//===-- llvm/Support/Alignment.h - Useful alignment functions ---*- C++ -*-===//
//
// Part of the LLVM Project, under the Apache License v2.0 with LLVM Exceptions.
// See https://llvm.org/LICENSE.txt for license information.
// SPDX-License-Identifier: Apache-2.0 WITH LLVM-exception
//
//===----------------------------------------------------------------------===//
//
// This file contains types to represent alignments.

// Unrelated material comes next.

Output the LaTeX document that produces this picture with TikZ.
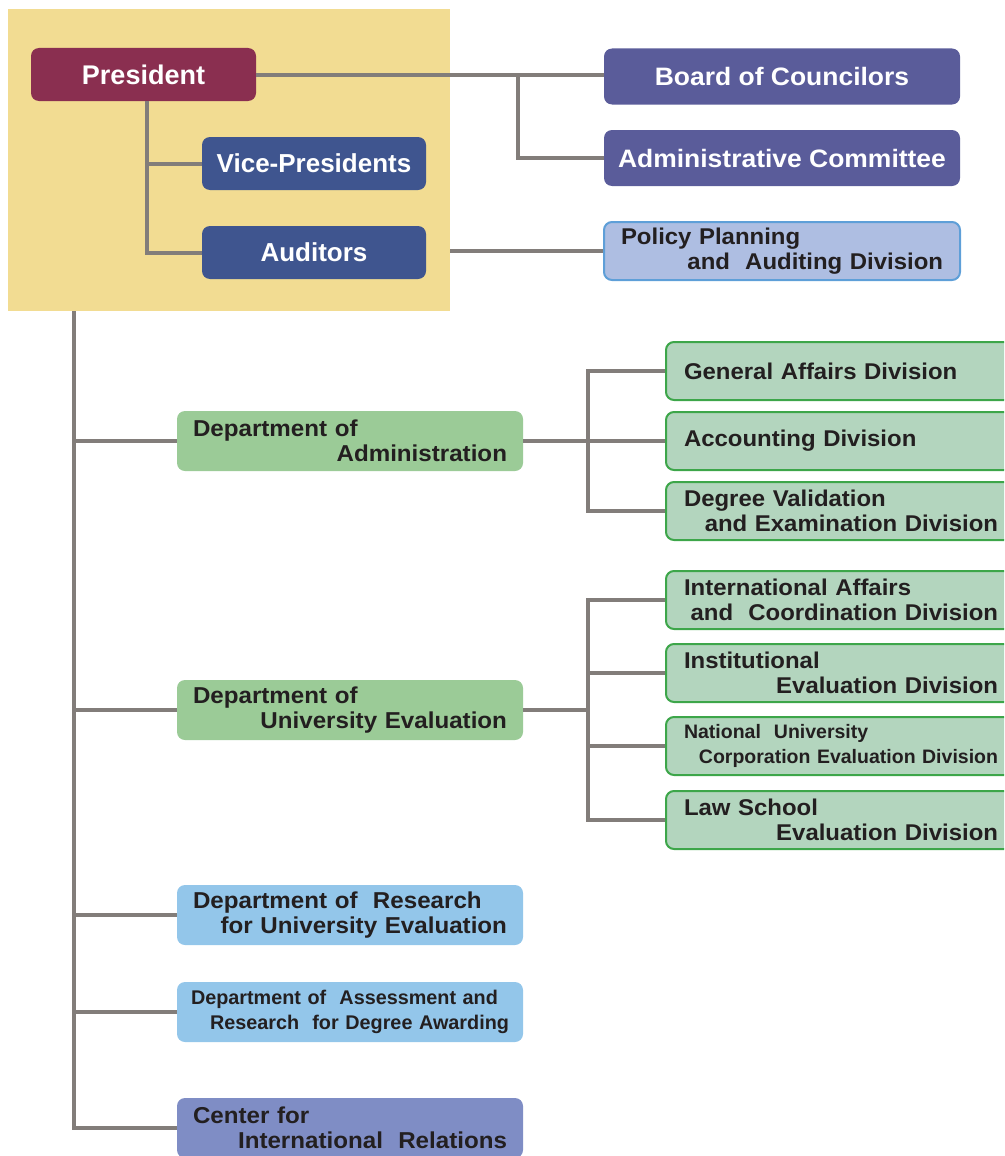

// They are instrumented to guarantee some invariants are preserved and prevent
// invalid manipulations.
//
// - Align represents an alignment in bytes, it is always set and always a valid
// power of two, its minimum value is 1 which means no alignment requirements.
//
// - MaybeAlign is an optional type, it may be undefined or set. When it's set
// you can get the underlying Align type by using the getValue() method.
//
//===----------------------------------------------------------------------===//
#ifndef LLVM_SUPPORT_ALIGNMENT_H_
#define LLVM_SUPPORT_ALIGNMENT_H_
#include "llvm/Support/MathExtras.h"
#include <cassert>
#include <optional>
#ifndef NDEBUG
#include <string>
#endif // NDEBUG
namespace llvm {
#define ALIGN_CHECK_ISPOSITIVE(decl) \
assert(decl > 0 && (#decl " should be defined"))
/// This struct is a compact representation of a valid (non-zero power of two)
/// alignment.
/// It is suitable for use as static global constants.
struct Align {
private:
uint8_t ShiftValue = 0; /// The log2 of the required alignment.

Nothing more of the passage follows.